Have great people around you who love you for who you are. Yes, you will always be “the leader” to many. But cultivate a few deep and real friendships where you’re just you.
Take the long view. Truly great leaders manage to find a way when it looks like there is no way. Don’t just look at tomorrow. Think about where you could be five years from now if you persevere.
Mistake #1. Handling the Pressure of Ministry
Of all the mistakes I made as a young leader, I think the most costly mistake was knowing how to handle the pressure of ministry. Ministry brings pressure that seems to be unique to the calling. Ministry combines three areas of life that are intensely personal: your faith, your work, and your community. Because of that, it gets confusing. Throw your family into the mix (because they believe what you believe and are friends with the people you/they lead and serve) and, bam—it’s even more confusing. Because of this, things that normally happen “at work” very seldom stay “at work.” And there’s a lot at stake.
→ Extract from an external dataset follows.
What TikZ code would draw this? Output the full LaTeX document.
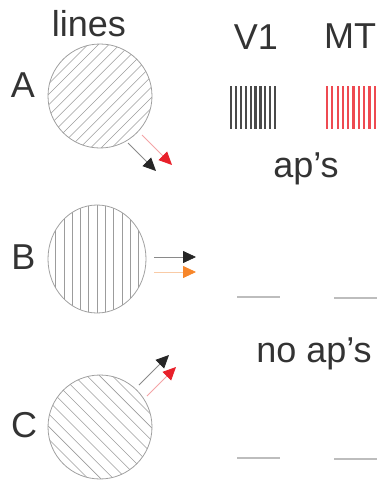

These four strategies will help you learn to handle the pressure of ministry well.
Understand the perfect storm of work/faith/community. Church world is the only place I know of where what you believe is what you do and the people you serve are also your friends. You need to understand this. Understanding why something is emotionally confusing is the first step toward untangling the confusion.
Find friends who aren’t in your church or organization. Be friends with the people you live with and serve, but find some friends you can talk to about anything. An easy choice is to find a peer (pastor or key volunteer) in another church or community.
Seek a Christian counselor. I’ve gone to a counselor numerous times over the last 12 years. I’m pretty sure it’s why I’m still in ministry and why I’ve got a solid marriage today. Don’t think of it as an expense. Think of it as an investment.
Develop a devotional life that has little to do with work. One of the common casualties of serving in the church is your devotional life. God loves you for who you are, not for what you do.
So those are at least five mistakes I made that you don’t have to. I’m praying. It helps.